→ **Data section**:
** START **

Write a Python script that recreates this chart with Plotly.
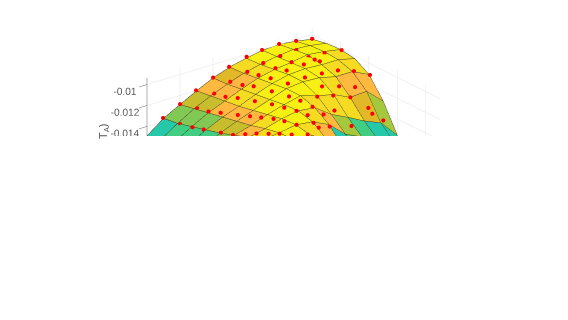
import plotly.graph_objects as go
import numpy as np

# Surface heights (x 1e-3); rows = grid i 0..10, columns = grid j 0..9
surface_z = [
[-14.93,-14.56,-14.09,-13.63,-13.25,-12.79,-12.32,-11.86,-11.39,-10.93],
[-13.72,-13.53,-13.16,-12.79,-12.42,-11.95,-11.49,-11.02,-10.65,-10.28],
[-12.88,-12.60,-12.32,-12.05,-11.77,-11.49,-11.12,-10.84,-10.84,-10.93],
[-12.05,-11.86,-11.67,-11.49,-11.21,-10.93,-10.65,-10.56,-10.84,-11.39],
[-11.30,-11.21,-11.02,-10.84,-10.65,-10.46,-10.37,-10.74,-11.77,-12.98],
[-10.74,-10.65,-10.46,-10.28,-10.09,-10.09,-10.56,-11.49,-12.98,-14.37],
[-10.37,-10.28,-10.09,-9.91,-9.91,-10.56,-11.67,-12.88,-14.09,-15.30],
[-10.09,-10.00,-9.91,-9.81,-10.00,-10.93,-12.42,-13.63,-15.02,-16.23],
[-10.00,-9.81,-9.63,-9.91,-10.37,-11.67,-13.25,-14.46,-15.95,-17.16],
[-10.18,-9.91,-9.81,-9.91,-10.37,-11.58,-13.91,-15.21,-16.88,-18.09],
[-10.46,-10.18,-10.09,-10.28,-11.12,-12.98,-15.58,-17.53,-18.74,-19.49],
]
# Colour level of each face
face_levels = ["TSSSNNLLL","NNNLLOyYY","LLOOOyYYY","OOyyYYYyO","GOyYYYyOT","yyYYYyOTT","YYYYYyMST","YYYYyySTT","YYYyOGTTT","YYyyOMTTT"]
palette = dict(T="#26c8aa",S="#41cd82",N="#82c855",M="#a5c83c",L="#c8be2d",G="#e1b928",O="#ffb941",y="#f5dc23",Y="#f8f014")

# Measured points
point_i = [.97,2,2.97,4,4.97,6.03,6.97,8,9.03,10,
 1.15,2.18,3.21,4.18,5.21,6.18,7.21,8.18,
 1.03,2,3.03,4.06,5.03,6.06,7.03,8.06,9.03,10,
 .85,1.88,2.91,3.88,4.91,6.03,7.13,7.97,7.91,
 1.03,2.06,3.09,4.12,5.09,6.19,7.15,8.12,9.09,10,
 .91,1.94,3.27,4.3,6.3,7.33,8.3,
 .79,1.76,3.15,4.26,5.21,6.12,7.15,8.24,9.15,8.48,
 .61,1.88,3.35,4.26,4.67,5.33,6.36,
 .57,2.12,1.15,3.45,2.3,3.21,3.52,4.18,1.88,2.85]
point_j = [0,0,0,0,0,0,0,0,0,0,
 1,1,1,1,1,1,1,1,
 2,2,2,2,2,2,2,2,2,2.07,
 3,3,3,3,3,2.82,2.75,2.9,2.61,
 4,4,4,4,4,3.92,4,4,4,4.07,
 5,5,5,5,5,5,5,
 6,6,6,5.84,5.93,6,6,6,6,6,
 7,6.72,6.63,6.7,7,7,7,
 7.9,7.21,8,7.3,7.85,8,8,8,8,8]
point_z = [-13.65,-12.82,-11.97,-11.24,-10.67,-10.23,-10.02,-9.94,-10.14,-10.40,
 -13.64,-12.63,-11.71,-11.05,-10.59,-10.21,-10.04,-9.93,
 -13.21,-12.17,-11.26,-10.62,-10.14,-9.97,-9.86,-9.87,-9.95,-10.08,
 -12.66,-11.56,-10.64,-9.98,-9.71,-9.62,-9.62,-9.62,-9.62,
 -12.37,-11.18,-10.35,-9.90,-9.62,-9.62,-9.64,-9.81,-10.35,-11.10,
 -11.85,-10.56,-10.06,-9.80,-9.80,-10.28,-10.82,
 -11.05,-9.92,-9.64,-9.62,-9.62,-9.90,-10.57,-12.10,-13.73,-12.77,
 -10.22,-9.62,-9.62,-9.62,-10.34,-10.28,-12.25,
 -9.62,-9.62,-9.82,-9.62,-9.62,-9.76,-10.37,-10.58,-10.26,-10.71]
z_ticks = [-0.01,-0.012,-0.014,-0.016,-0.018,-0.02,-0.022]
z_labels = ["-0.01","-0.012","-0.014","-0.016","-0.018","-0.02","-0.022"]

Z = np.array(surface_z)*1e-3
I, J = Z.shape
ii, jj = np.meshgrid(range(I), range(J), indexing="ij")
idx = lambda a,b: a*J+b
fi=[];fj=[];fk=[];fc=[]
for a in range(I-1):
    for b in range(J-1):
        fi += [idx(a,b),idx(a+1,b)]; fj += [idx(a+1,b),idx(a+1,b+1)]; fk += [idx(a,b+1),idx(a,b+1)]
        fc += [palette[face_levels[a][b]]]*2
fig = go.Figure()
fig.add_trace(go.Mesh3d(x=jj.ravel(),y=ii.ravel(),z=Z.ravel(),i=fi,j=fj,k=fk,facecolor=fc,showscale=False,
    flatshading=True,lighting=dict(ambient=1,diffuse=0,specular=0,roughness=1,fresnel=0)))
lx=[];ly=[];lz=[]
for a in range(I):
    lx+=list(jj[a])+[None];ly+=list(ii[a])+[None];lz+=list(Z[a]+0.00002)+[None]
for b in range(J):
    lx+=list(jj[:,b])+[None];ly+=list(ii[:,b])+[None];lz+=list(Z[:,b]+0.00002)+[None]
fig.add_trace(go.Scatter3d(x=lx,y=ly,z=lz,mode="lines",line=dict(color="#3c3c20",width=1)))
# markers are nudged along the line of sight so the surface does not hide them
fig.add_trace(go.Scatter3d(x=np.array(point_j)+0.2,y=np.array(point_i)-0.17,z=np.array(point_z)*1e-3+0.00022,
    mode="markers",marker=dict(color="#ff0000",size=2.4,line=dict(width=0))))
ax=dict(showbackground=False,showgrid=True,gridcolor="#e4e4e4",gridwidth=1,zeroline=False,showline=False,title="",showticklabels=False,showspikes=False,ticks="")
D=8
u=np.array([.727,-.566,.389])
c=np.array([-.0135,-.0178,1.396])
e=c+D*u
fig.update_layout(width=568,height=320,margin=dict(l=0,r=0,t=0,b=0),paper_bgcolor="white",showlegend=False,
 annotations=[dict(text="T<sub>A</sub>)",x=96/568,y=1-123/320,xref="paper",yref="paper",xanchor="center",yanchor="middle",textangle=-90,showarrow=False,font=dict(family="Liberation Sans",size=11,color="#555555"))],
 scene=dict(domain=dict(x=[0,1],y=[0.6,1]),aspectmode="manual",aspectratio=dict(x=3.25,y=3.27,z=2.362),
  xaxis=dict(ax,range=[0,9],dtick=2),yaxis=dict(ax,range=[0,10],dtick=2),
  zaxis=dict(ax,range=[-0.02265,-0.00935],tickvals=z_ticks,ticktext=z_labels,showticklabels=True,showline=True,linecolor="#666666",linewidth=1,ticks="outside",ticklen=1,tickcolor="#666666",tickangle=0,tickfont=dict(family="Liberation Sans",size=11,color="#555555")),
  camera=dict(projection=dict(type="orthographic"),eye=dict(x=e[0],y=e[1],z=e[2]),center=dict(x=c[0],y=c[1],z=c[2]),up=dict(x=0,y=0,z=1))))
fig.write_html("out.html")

** END **

Only the lines from the start of the material through the line containing "import numpy as np" should be transcribed. Pictures stay out.

→ **Task solution**:
Write a Python script that recreates this chart with Plotly.
import plotly.graph_objects as go
import numpy as np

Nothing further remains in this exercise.